Bu durumda ülkenin kuzeyinde Kamışlı, Darbasiyah ve Halep’in kuzeyinde yerleşik Kürtlerin de ayrı bir devlet isteyebileceği tahmin ediliyor. Hatta Sünni Arapların yoğun olduğu Suriye bölgesinde tek bir devlet mi olacak, yoksa çatışmalar daha küçük devletlere mi bölünecek, o bile belli değil. Tek parça kalsa bile böyle bir devletin Akdeniz kıyıları Rusya desteğindeki Nusayrilerce tıkandığı için denizlere çıkışı olmayacak. Başka bir deyişle yeni Suriye devleti hem daha küçük, hem de denizlere kapalı bir devlet olabilir.
Fransızlar 6’ya bölmüştü
Aslında parçalı Suriye yeni bir olgu değil.

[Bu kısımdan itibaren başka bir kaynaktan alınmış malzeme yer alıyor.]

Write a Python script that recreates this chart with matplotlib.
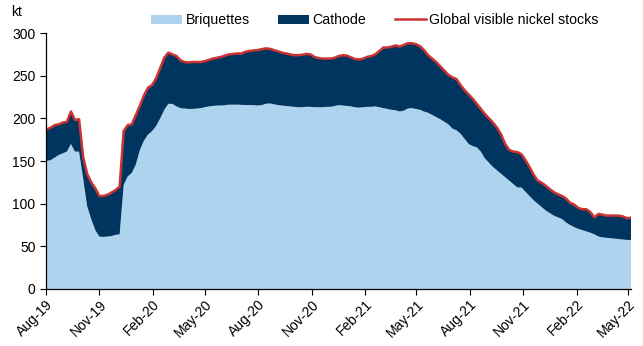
import matplotlib
matplotlib.use("Agg")
import matplotlib.pyplot as plt
import matplotlib.dates as mdates
import numpy as np
import pandas as pd

plt.rcParams['font.family'] = ['Liberation Sans', 'DejaVu Sans']

# Weekly observations, kt
dates = pd.date_range("2019-08-02", periods=145, freq="7D")

global_stocks = [
    187, 189, 192, 193, 195, 196, 208, 198, 199, 155,
    135, 125, 118, 109, 109, 110.5, 113, 116, 120, 185,
    192, 193, 204, 215, 227, 236, 239, 247, 259, 271,
    277, 275, 273, 268, 266, 265.5, 266, 266, 266, 267,
    268.5, 270, 271, 272, 273.5, 275, 275.5, 276, 276, 278,
    279, 279.5, 280, 281, 282, 281.5, 280, 278.5, 277, 276,
    275, 274, 274, 274.5, 275.5, 275, 272, 270.5, 270, 270,
    270, 271, 273, 274, 273.5, 271.5, 269.5, 269, 270, 272,
    273, 275, 279, 283, 283, 284, 285.5, 284, 286, 288,
    288, 287, 284.5, 280, 274, 270, 266, 261, 256, 251,
    248, 246, 239, 233, 228, 223, 217, 211, 205, 200,
    195, 189, 181, 170, 163, 161, 160.5, 158, 151, 143,
    134, 127, 124.5, 121, 117, 113.5, 111, 109, 106, 101,
    99, 95, 93.5, 93.5, 90, 84, 88, 87, 86, 86,
    86, 86, 85, 83, 83.5,
]

briquettes = [
    150, 151, 154, 157, 159, 161, 170, 161, 161, 130,
    97, 82, 69, 61.5, 61, 61.5, 62, 63.5, 64, 122,
    132, 136, 146, 163, 174, 181, 185, 191, 200, 210,
    217, 217, 214, 212, 211.5, 211, 211, 211.5, 212, 213,
    214, 214.5, 215, 215, 215.5, 216, 216, 216, 215.8, 215.6,
    215.6, 215.5, 215, 215.5, 217, 217.5, 216.5, 215.5, 215, 214.5,
    214, 213.5, 213, 213, 213.5, 213.5, 213, 213, 213, 213.5,
    213.5, 214.5, 215.5, 215, 214.5, 214, 213, 212.5, 213, 213.5,
    213.5, 214, 213, 212, 211, 210, 209.5, 208, 209, 211.5,
    212, 211, 210, 208, 206.5, 204, 201.5, 199, 196, 193,
    188, 186, 182, 176, 170, 167.5, 166, 161, 153, 148,
    143, 139, 135, 131, 127, 123, 119, 119, 114, 109,
    104, 100, 96, 92, 89, 86, 84, 82, 78, 75,
    72.5, 70.5, 69, 67.5, 66, 64, 61.5, 60.5, 60, 59.5,
    59, 58.5, 58, 57.5, 57.5,
]

series_labels = ["Briquettes", "Cathode", "Global visible nickel stocks"]
y_ticks = [0, 50, 100, 150, 200, 250, 300]

total = np.array(global_stocks)
briq = np.array(briquettes)
cathode = total - briq

c_briq = "#AED3EF"
c_cath = "#00355F"
c_line = "#CC3333"

fig = plt.figure(figsize=(6.43, 3.46), dpi=100)
ax = fig.add_axes([46 / 643, 1 - 289 / 346, 585 / 643, 256 / 346])

ax.stackplot(dates, briq, cathode, colors=[c_briq, c_cath],
             labels=series_labels[:2], linewidth=0)
ax.plot(dates, total, color=c_line, lw=1.8, label=series_labels[2])

ax.set_xlim(pd.Timestamp("2019-08-01"), dates[-1])
ax.set_ylim(0, 300)
ax.set_yticks(y_ticks)

ax.xaxis.set_major_locator(mdates.MonthLocator(bymonth=[2, 5, 8, 11]))
ax.xaxis.set_major_formatter(mdates.DateFormatter("%b-%y"))
for lbl in ax.get_xticklabels():
    lbl.set_rotation(45)
    lbl.set_ha("right")
    lbl.set_rotation_mode("anchor")

ax.tick_params(axis="both", labelsize=10, color="black", length=4,
               width=0.8, direction="out")
ax.tick_params(axis="x", pad=2)
for side in ("top", "right"):
    ax.spines[side].set_visible(False)
for side in ("left", "bottom"):
    ax.spines[side].set_color("black")
    ax.spines[side].set_linewidth(0.9)

fig.text(11 / 643, 1 - 12 / 346, "kt", fontsize=10, va="center", ha="left")

leg = ax.legend(loc="center", bbox_to_anchor=(0.562, 1 + 13 / 256), ncol=3,
                frameon=False, fontsize=10.2, handlelength=2.2,
                handleheight=0.6, columnspacing=2.0, handletextpad=0.25,
                borderaxespad=0, borderpad=0)

fig.savefig("out.png", dpi=100)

Fransızlar 1924’te Suriye’den tam 6 ayrı devlet çıkarmışlardı. Bunlar Şam Devleti, Halep, Alevi Devleti, Jabel Dürzi, Lübnan ve İskenderun idi. 1925-27 yıllarında büyük çoğunluğu Sünni olan Suriye milliyetçileri Fransızlar ile savaşırken, bugün Suriye’yi yöneten Alevi Arapların ataları çok küçük istisnalar hariç Fransızlar ile işbirliği içindeydiler. Dolayısıyla bağımsızlık daha çok Sünni Arapların ve onlara destek veren diğer küçük grupların eseriydi.

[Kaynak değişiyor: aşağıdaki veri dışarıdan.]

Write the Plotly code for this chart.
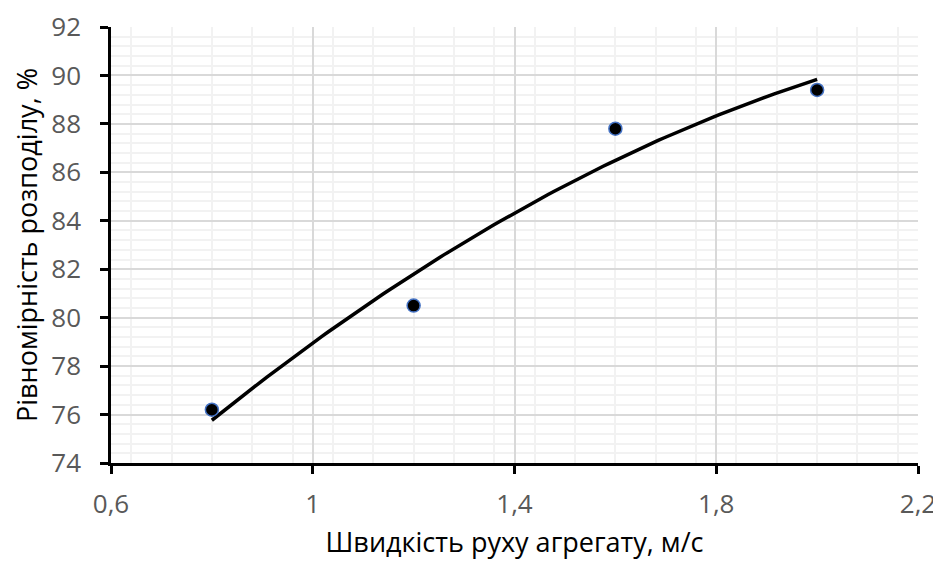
import numpy as np
import plotly.graph_objects as go

speed = [0.8, 1.2, 1.6, 2.0]
uniformity = [76.2, 80.5, 87.8, 89.4]

# second-order polynomial trendline fitted to the data (as in the source chart)
coef = np.polyfit(speed, uniformity, 2)
xs = np.linspace(min(speed), max(speed), 100)
ys = np.polyval(coef, xs)

fig = go.Figure()
fig.add_trace(go.Scatter(x=xs, y=ys, mode="lines",
                         line=dict(color="black", width=3.5), showlegend=False,
                         hoverinfo="skip"))
fig.add_trace(go.Scatter(x=speed, y=uniformity, mode="markers",
                         marker=dict(color="black", size=13,
                                     line=dict(color="#4472C4", width=1.5)),
                         showlegend=False))

font_fam = "Open Sans, Liberation Sans, sans-serif"
# page body has an 8px margin, so the figure is slightly smaller than the window
fig.update_layout(
    width=933, height=557,
    margin=dict(l=103, r=23, t=19, b=102),
    paper_bgcolor="white", plot_bgcolor="white",
    separators=", ",
    font=dict(family=font_fam),
    xaxis=dict(range=[0.6, 2.2], dtick=0.4, tick0=0.6, automargin=False,
               showgrid=True, gridcolor="#D9D9D9", gridwidth=1.5,
               minor=dict(dtick=0.08, showgrid=True, gridcolor="#F2F2F2", gridwidth=1.5),
               showline=True, linecolor="black", linewidth=2.5,
               ticks="outside", ticklen=8, tickwidth=2.5, tickcolor="black",
               ticklabelstandoff=8,
               tickfont=dict(size=26, color="#595959"),
               title=dict(text="Швидкість руху агрегату, м/с",
                          font=dict(size=27, color="black"), standoff=14),
               zeroline=False),
    yaxis=dict(range=[74, 92], dtick=2, tick0=74, automargin=False,
               showgrid=True, gridcolor="#D9D9D9", gridwidth=1.5,
               minor=dict(dtick=0.4, showgrid=True, gridcolor="#F2F2F2", gridwidth=1.5),
               showline=True, linecolor="black", linewidth=2.5,
               ticks="outside", ticklen=8, tickwidth=2.5, tickcolor="black",
               ticklabelstandoff=14,
               tickfont=dict(size=26, color="#595959"),
               title=dict(text="Рівномірність розподілу, %",
                          font=dict(size=27, color="black"), standoff=17),
               zeroline=False),
)
fig.write_html("out.html")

Bağımsızlığa pek bir katkıları olmasa da 1936’da Sünni ve Nusayri toprakları milliyetçi idare altında birleştirildi. Nüfusa oranları sadece %10-12 civarında olan Nusayriler kendilerini Suriye içinde hep farklı gördüler ve kapalı bir toplum olarak devlete sızmaya, onu ele geçirmeye çalıştılar. Nihayet 1963’te bunu başardılar da. Baba Esad (Hafız Esad) askeri bir darbe ile idareyi ele geçirdi ve Suriye’yi bugüne kadar Esad ailesi yönetti. Nusayriler 1963-2012 arasında Ermeniler ve Süryanilerle, kendilerine sadık gördükleri çok az sayıdaki Sünni ile ve diğer azınlıklarla ülkeyi demir yumrukla yönettiler. Sünni Saddam Hüseyin Irak’ta halkına ne yaptıysa, Alevi Esad ailesi de Suriye’de halkına aynı eziyetleri çektirdi.

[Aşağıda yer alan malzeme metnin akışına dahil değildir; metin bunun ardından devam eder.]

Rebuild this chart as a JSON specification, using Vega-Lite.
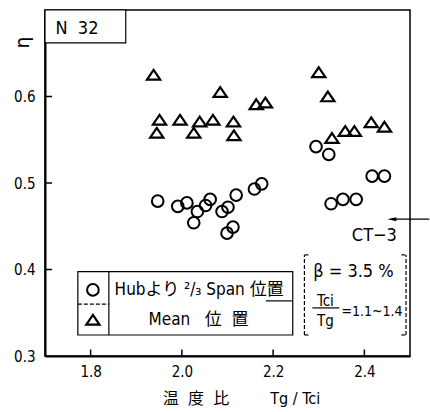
{
  "$schema": "https://vega.github.io/schema/vega-lite/v6.json",
  "width": 365,
  "height": 346,
  "autosize": {"type": "none"},
  "padding": {"left": 45, "top": 10, "right": 20, "bottom": 56},
  "background": "white",
  "config": {
    "font": "Liberation Sans Narrow, DejaVu Sans Condensed, Noto Sans CJK JP, sans-serif",
    "view": {"stroke": "black", "strokeWidth": 1.5},
    "axis": {
      "grid": false,
      "ticks": false,
      "domainColor": "black",
      "domainWidth": 2,
      "labelColor": "black",
      "labelFontSize": 15,
      "titleColor": "black",
      "titleFontWeight": "normal"
    }
  },
  "datasets": {
    "hub_span": [
      {"ratio": 1.947, "eta": 0.479},
      {"ratio": 1.991, "eta": 0.473},
      {"ratio": 2.011, "eta": 0.477},
      {"ratio": 2.034, "eta": 0.467},
      {"ratio": 2.026, "eta": 0.454},
      {"ratio": 2.052, "eta": 0.474},
      {"ratio": 2.062, "eta": 0.481},
      {"ratio": 2.088, "eta": 0.467},
      {"ratio": 2.101, "eta": 0.472},
      {"ratio": 2.119, "eta": 0.486},
      {"ratio": 2.099, "eta": 0.442},
      {"ratio": 2.112, "eta": 0.449},
      {"ratio": 2.159, "eta": 0.493},
      {"ratio": 2.175, "eta": 0.499},
      {"ratio": 2.294, "eta": 0.542},
      {"ratio": 2.322, "eta": 0.533},
      {"ratio": 2.417, "eta": 0.508},
      {"ratio": 2.444, "eta": 0.508},
      {"ratio": 2.327, "eta": 0.476},
      {"ratio": 2.353, "eta": 0.481},
      {"ratio": 2.382, "eta": 0.481}
    ],
    "mean": [
      {"ratio": 1.938, "eta": 0.625},
      {"ratio": 2.084, "eta": 0.605},
      {"ratio": 2.163, "eta": 0.591},
      {"ratio": 2.183, "eta": 0.593},
      {"ratio": 1.951, "eta": 0.573},
      {"ratio": 1.996, "eta": 0.573},
      {"ratio": 2.039, "eta": 0.571},
      {"ratio": 2.068, "eta": 0.573},
      {"ratio": 2.113, "eta": 0.571},
      {"ratio": 1.945, "eta": 0.558},
      {"ratio": 2.026, "eta": 0.558},
      {"ratio": 2.114, "eta": 0.555},
      {"ratio": 2.300, "eta": 0.628},
      {"ratio": 2.320, "eta": 0.600},
      {"ratio": 2.329, "eta": 0.552},
      {"ratio": 2.358, "eta": 0.560},
      {"ratio": 2.378, "eta": 0.560},
      {"ratio": 2.415, "eta": 0.570},
      {"ratio": 2.444, "eta": 0.565}
    ],
    "x_ticks": [{"value": 1.8}, {"value": 2.0}, {"value": 2.2}, {"value": 2.4}],
    "y_ticks": [{"value": 0.4}, {"value": 0.5}, {"value": 0.6}],
    "solid_lines": [
      {"x": 1.840, "x2": 1.840, "y": 0.3243, "y2": 0.3976},
      {"x": 2.184, "x2": 2.241, "y": 0.3637, "y2": 0.3637},
      {"x": 2.286, "x2": 2.345, "y": 0.3556, "y2": 0.3556},
      {"x": 2.458, "x2": 2.5424, "y": 0.4582, "y2": 0.4582}
    ],
    "dashed_lines": [
      {"x": 1.772, "x2": 1.840, "y": 0.360, "y2": 0.360},
      {"x": 2.2686, "x2": 2.2686, "y": 0.3243, "y2": 0.4169},
      {"x": 2.2686, "x2": 2.2796, "y": 0.4169, "y2": 0.4169},
      {"x": 2.2686, "x2": 2.2796, "y": 0.3243, "y2": 0.3243},
      {"x": 2.4913, "x2": 2.4913, "y": 0.3243, "y2": 0.4169},
      {"x": 2.481, "x2": 2.4913, "y": 0.4169, "y2": 0.4169},
      {"x": 2.481, "x2": 2.4913, "y": 0.3243, "y2": 0.3243}
    ]
  },
  "layer": [
    {
      "data": {"name": "hub_span"},
      "mark": {"type": "point", "shape": "circle", "filled": false, "color": "black", "strokeWidth": 2, "opacity": 1, "size": 135},
      "encoding": {
        "x": {
          "field": "ratio", "type": "quantitative",
          "scale": {"domain": [1.7, 2.5], "nice": false, "zero": false},
          "axis": {
            "values": [1.8, 2.0, 2.2, 2.4], "format": ".1f", "labelPadding": 8,
            "title": "温\u00a0\u00a0度\u00a0\u00a0比\u00a0\u00a0\u00a0\u00a0\u00a0\u00a0\u00a0\u00a0\u00a0Tg / Tci", "titleFontSize": 16,
            "titleX": 196, "titleY": 42, "titleAlign": "center", "titleBaseline": "middle"
          }
        },
        "y": {
          "field": "eta", "type": "quantitative",
          "scale": {"domain": [0.3, 0.7], "nice": false, "zero": false},
          "axis": {
            "values": [0.3, 0.4, 0.5, 0.6], "format": ".1f", "labelPadding": 10,
            "title": "η", "titleFontSize": 20, "titleAngle": -90,
            "titleX": -23, "titleY": 32, "titleAlign": "center", "titleBaseline": "middle"
          }
        }
      }
    },
    {
      "data": {"name": "mean"},
      "mark": {"type": "point", "shape": "M 0 -0.75 L 1 0.72 L -1 0.72 Z", "filled": false, "color": "black", "strokeWidth": 2.2, "opacity": 1, "size": 175},
      "encoding": {
        "x": {"field": "ratio", "type": "quantitative"},
        "y": {"field": "eta", "type": "quantitative"}
      }
    },
    {
      "data": {"name": "x_ticks"},
      "mark": {"type": "rule", "color": "black", "strokeWidth": 1.5},
      "encoding": {
        "x": {"field": "value", "type": "quantitative"},
        "y": {"datum": 0.3}, "y2": {"datum": 0.3075}
      }
    },
    {
      "data": {"name": "y_ticks"},
      "mark": {"type": "rule", "color": "black", "strokeWidth": 1.5},
      "encoding": {
        "y": {"field": "value", "type": "quantitative"},
        "x": {"datum": 1.7}, "x2": {"datum": 1.7155}
      }
    },
    {
      "data": {"values": [{}]},
      "mark": {"type": "rect", "fill": "white", "stroke": "black", "strokeWidth": 1.2},
      "encoding": {
        "x": {"datum": 1.7}, "x2": {"datum": 1.877},
        "y": {"datum": 0.7}, "y2": {"datum": 0.662}
      }
    },
    {
      "data": {"values": [{}]},
      "mark": {"type": "text", "text": "N\u00a0\u00a032", "fontSize": 18, "align": "center", "baseline": "middle", "color": "black"},
      "encoding": {"x": {"datum": 1.770}, "y": {"datum": 0.678}}
    },
    {
      "data": {"values": [{}]},
      "mark": {"type": "rect", "fill": "white", "stroke": "black", "strokeWidth": 1.2},
      "encoding": {
        "x": {"datum": 1.772}, "x2": {"datum": 2.243},
        "y": {"datum": 0.3976}, "y2": {"datum": 0.3243}
      }
    },
    {
      "data": {"name": "solid_lines"},
      "mark": {"type": "rule", "color": "black", "strokeWidth": 1.2},
      "encoding": {
        "x": {"field": "x", "type": "quantitative"}, "x2": {"field": "x2"},
        "y": {"field": "y", "type": "quantitative"}, "y2": {"field": "y2"}
      }
    },
    {
      "data": {"name": "dashed_lines"},
      "mark": {"type": "rule", "color": "black", "strokeWidth": 1.2, "strokeDash": [4, 2]},
      "encoding": {
        "x": {"field": "x", "type": "quantitative"}, "x2": {"field": "x2"},
        "y": {"field": "y", "type": "quantitative"}, "y2": {"field": "y2"}
      }
    },
    {
      "data": {"values": [{}]},
      "mark": {"type": "point", "shape": "circle", "filled": false, "color": "black", "strokeWidth": 2, "opacity": 1, "size": 135},
      "encoding": {"x": {"datum": 1.805}, "y": {"datum": 0.3764}}
    },
    {
      "data": {"values": [{}]},
      "mark": {"type": "point", "shape": "M 0 -0.75 L 1 0.72 L -1 0.72 Z", "filled": false, "color": "black", "strokeWidth": 2.2, "opacity": 1, "size": 175},
      "encoding": {"x": {"datum": 1.805}, "y": {"datum": 0.3417}}
    },
    {
      "data": {"values": [{}]},
      "mark": {"type": "text", "text": "Hubより ²/₃ Span 位置", "fontSize": 17, "align": "left", "baseline": "middle", "color": "black"},
      "encoding": {"x": {"datum": 1.8526}, "y": {"datum": 0.3764}}
    },
    {
      "data": {"values": [{}]},
      "mark": {"type": "text", "text": "Mean\u00a0\u00a0\u00a0位\u00a0\u00a0置", "fontSize": 17, "align": "center", "baseline": "middle", "color": "black"},
      "encoding": {"x": {"datum": 2.0365}, "y": {"datum": 0.3417}}
    },
    {
      "data": {"values": [{}]},
      "mark": {"type": "text", "text": "β = 3.5 %", "fontSize": 18, "align": "center", "baseline": "middle", "color": "black"},
      "encoding": {"x": {"datum": 2.376}, "y": {"datum": 0.3972}}
    },
    {
      "data": {"values": [{}]},
      "mark": {"type": "text", "text": "Tci", "fontSize": 15, "align": "center", "baseline": "middle", "color": "black"},
      "encoding": {"x": {"datum": 2.3146}, "y": {"datum": 0.3637}}
    },
    {
      "data": {"values": [{}]},
      "mark": {"type": "text", "text": "Tg", "fontSize": 15, "align": "center", "baseline": "middle", "color": "black"},
      "encoding": {"x": {"datum": 2.3146}, "y": {"datum": 0.3405}}
    },
    {
      "data": {"values": [{}]},
      "mark": {"type": "text", "text": "=1.1~1.4", "fontSize": 14, "align": "left", "baseline": "middle", "color": "black"},
      "encoding": {"x": {"datum": 2.3497}, "y": {"datum": 0.3509}}
    },
    {
      "data": {"values": [{}]},
      "mark": {"type": "text", "text": "CT−3", "fontSize": 18, "align": "center", "baseline": "middle", "color": "black"},
      "encoding": {"x": {"datum": 2.4219}, "y": {"datum": 0.4389}}
    },
    {
      "data": {"values": [{}]},
      "mark": {"type": "point", "shape": "M -1 0 L 1 -0.45 L 1 0.45 Z", "filled": true, "color": "black", "opacity": 1, "size": 81},
      "encoding": {"x": {"datum": 2.4603}, "y": {"datum": 0.4582}}
    }
  ]
}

Şimdi korku bulutları dağılıyor. Halk tıpkı Irak’ta olduğu gibi özgürleşiyor. Ancak özgürlük tüm sorunların çözümü değil. Özgürlük tek başına hak, hukuk; aş, ekmek ve demokrasi değil. Özgürlük önce kaosla geliyor, anarşi üretiyor ve elbette kardeş kavgaları da bir türlü durulmuyor.
Özetleyecek olursak Esad öldürülse bile Nusayrilerin küçük de olsa ayrı bir devlet kurmak isteyecekleri anlaşılıyor. Rusya’nın derdi ise böyle bir devlet üzerinden Akdeniz ve Ortadoğu’da etki sahasını kaybetmemek. Suriye Kürtleri ise işleri daha da karıştırıyor. Irak, Türkiye ve İran’ın Kürtler üzerinde ciddi anlaşmazlıkları olması bekleniyor.
Anlayacağınız Suriye’de hikâye daha yeni başlıyor.